Neben der Logistik-Infrastruktur soll die Insel auch die Konverterstationen beherbergen, die den erzeugten Windstrom sammeln. Sie wandeln ihn in Gleichstrom um und leiten ihn über ein Seekabel an Land. Bei den bestehenden Offshore-Windparks ruhen diese Stationen auf mächtigen Stelzen zwischen den Windrädern.
"Einfach wie auf dem Festland"
"Konverterstationen wiegen heute bis zu 20.000 Tonnen. Ihre Installation ist sehr aufwendig. Um solche Lasten zu heben, braucht man ein teures Spezialschiff", sagt Andreas Wagner, Geschäftsführer der Stiftung Offshore Windenergie. "Mit einer künstlichen Insel wäre die Installation dagegen fast so einfach wie auf dem Festland. Das reduziert die Kosten erheblich."
Auch mit Blick auf Wartung und Reparaturen der Windräder und der Netztechnik böte das Eiland Vorteile. Die Fachleute könnten dort übernachten, Ersatzteile und Werkzeug gelagert werden. Eine kostspielige Serviceplattform im Wasser wäre damit überflüssig.
Technisch dürfte der Bau einer künstlichen Insel auf der Dogger Bank keine allzu große Herausforderung sein, meint Tennet-Sprecher Fischer. Schwierigkeiten könnten aber zwei andere Themen bereiten. "Wie lässt sich das Projekt in die Energiemärkte integrieren, wie muss der regulatorische Rahmen gestaltet sein? Das muss geklärt werden, bevor der Bau beginnen kann", sagt Fischer.
Offen ist auch, ob das Vorhaben mit dem Naturschutz in Einklang zu bringen ist. Weite Teile der Sandbank sind als Natura-2000-Schutzgebiet klassifiziert.
"Wenn wir Energiewende und Klimaschutz ernst meinen, müssen wir auch die Offshore-Windenergie massiv ausbauen", meint Volker Quaschning von der Hochschule für Technik und Wirtschaft Berlin. "Deshalb ist das Projekt durchaus interessant - auch wenn es für Deutschland reichlich spät kommt, da der Umbau des Energiesystems zwischen 2030 und 2040 weitgehend abgeschlossen sein sollte."
Strom quer durchs Land transportieren
Der Wissenschaftler weist allerdings darauf hin, dass es mit dem Bau der Offshore-Windparks allein nicht getan ist. "Der Strom muss von der Küste quer durch das Land zu den Verbrauchern geleitet werden. Der geplante Netzausbau genügt aber nicht, um sehr große Mengen an Offshore-Windenergie in den Süden zu transportieren", erklärt Quaschning.

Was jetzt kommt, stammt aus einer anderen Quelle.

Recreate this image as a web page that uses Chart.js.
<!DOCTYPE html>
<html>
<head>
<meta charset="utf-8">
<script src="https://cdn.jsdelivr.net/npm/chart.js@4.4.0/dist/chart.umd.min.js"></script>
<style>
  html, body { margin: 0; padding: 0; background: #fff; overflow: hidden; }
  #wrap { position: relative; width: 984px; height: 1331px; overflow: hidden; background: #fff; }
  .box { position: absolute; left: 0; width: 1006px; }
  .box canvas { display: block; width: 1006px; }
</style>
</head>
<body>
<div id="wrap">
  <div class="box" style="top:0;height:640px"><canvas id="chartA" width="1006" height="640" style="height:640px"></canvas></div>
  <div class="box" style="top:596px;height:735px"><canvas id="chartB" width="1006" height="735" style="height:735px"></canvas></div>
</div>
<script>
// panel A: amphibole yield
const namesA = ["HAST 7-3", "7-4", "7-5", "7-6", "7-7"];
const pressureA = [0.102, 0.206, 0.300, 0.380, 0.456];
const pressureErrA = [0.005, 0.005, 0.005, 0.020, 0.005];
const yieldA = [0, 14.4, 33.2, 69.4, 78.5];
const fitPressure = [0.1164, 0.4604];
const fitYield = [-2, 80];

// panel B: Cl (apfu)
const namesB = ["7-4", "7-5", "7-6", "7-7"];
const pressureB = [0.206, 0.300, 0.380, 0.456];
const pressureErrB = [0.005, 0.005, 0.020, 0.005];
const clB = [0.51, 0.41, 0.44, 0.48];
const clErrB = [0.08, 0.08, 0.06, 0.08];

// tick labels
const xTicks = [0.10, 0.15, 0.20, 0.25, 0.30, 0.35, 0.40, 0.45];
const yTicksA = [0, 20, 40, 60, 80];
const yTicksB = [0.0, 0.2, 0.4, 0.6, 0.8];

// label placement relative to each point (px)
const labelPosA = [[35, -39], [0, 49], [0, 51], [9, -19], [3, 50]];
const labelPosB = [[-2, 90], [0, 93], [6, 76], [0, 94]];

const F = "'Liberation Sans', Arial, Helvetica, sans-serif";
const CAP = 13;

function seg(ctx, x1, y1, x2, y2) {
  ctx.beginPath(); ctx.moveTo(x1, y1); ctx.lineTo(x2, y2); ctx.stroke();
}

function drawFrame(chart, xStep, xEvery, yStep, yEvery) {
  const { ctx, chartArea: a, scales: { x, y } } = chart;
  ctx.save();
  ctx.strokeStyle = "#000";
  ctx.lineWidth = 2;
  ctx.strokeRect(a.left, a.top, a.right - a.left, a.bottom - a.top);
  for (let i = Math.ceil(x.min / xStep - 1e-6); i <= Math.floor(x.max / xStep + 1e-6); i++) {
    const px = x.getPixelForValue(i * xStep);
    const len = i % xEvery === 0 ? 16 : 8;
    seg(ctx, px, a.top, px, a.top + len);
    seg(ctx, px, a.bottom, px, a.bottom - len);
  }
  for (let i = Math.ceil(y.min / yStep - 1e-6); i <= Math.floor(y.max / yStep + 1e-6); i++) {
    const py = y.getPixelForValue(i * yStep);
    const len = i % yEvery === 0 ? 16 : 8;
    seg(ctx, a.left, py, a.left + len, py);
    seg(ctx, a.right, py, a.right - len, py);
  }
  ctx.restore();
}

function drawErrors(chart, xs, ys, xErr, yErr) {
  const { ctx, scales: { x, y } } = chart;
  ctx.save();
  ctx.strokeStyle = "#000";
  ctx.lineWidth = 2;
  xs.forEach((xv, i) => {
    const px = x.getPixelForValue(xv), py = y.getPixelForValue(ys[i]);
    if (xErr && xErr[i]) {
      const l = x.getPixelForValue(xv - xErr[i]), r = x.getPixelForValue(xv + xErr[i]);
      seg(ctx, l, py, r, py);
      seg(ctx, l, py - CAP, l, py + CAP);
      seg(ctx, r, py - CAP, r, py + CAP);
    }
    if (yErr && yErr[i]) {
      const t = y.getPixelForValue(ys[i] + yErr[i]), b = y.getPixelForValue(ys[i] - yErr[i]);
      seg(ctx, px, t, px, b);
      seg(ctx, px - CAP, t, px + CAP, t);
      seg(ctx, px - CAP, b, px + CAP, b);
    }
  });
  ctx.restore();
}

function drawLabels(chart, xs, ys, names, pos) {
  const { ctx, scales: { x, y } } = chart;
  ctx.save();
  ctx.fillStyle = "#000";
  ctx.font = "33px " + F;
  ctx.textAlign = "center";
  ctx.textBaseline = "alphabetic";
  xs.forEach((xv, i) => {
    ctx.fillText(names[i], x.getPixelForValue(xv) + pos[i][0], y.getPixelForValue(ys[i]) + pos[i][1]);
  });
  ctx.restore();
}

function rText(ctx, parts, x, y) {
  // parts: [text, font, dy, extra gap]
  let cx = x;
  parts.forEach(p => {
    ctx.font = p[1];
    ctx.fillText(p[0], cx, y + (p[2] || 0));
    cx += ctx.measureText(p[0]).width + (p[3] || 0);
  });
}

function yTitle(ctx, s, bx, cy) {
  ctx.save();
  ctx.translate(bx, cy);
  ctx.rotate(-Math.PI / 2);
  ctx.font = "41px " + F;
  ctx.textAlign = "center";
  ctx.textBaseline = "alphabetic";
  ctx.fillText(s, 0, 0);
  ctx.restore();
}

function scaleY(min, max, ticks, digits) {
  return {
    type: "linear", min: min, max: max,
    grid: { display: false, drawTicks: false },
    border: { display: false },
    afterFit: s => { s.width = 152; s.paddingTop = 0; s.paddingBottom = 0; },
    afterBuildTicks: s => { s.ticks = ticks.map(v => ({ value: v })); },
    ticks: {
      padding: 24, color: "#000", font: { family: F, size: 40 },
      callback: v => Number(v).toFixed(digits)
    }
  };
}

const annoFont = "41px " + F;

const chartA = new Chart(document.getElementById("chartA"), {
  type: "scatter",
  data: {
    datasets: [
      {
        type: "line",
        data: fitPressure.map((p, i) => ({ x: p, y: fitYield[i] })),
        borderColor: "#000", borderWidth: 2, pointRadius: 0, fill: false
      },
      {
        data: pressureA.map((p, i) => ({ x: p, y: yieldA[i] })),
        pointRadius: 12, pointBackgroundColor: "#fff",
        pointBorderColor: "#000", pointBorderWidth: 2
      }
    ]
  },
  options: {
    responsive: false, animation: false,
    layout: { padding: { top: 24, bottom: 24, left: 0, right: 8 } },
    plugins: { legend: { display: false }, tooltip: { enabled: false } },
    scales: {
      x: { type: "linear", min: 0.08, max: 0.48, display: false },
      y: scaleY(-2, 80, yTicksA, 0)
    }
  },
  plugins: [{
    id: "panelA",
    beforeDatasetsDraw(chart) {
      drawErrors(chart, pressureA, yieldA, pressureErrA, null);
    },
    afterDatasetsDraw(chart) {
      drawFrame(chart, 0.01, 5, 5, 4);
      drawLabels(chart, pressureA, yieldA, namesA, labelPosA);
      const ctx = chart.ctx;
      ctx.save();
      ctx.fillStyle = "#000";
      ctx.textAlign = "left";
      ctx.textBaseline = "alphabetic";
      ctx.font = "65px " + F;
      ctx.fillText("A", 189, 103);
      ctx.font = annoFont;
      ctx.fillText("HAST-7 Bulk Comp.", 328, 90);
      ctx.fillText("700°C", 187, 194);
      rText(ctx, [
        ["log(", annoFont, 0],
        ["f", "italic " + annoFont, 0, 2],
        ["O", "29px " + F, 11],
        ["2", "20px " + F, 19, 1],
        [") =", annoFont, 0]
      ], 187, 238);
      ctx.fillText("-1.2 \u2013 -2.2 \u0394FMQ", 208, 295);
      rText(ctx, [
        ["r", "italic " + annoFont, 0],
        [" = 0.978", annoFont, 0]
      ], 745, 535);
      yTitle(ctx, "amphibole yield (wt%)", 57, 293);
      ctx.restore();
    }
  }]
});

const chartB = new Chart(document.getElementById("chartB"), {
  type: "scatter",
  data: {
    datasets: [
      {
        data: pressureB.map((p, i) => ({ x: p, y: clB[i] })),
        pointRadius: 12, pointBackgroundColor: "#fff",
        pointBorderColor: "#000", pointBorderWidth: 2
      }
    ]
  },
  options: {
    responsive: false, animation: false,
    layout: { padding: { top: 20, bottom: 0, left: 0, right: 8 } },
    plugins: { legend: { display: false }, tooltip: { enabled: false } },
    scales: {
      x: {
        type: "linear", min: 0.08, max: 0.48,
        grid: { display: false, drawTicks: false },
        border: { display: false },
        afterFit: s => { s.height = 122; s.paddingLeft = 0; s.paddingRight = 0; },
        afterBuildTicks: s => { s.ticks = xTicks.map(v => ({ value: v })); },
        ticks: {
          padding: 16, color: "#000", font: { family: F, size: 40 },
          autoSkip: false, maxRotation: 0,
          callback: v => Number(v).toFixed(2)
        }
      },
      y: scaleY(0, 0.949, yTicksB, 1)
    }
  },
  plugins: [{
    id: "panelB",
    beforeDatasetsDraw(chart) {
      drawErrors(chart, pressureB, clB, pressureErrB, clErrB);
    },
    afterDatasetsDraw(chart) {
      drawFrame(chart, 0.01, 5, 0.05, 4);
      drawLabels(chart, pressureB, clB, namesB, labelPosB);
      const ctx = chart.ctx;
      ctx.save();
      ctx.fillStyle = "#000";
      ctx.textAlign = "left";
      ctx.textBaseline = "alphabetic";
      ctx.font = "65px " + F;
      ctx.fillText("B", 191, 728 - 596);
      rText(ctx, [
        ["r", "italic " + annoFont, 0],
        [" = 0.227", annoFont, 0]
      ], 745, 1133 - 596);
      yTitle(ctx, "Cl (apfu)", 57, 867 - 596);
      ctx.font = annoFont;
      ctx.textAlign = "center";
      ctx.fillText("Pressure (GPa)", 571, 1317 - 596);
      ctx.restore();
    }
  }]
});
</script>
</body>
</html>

So sollen die heimischen Stromautobahnen, deren Bau derzeit vorbereitet wird, eine Kapazität von zusammen etwa acht Gigawatt haben. Werden auf der Dogger Bank bei kräftigem Wind große Mengen an Strom erzeugt, könnte das Netz schnell an seine Belastungsgrenze kommen.
Politisch ist der Bau weiterer Leitungen in den Süden aber kaum durchsetzbar. Alternativ, sagt Quaschning, könnte man jedoch an der Küste Power-to-Gas-Anlagen und andere Speicher bauen, die den Strom aus der Nordsee bei Bedarf aufnehmen.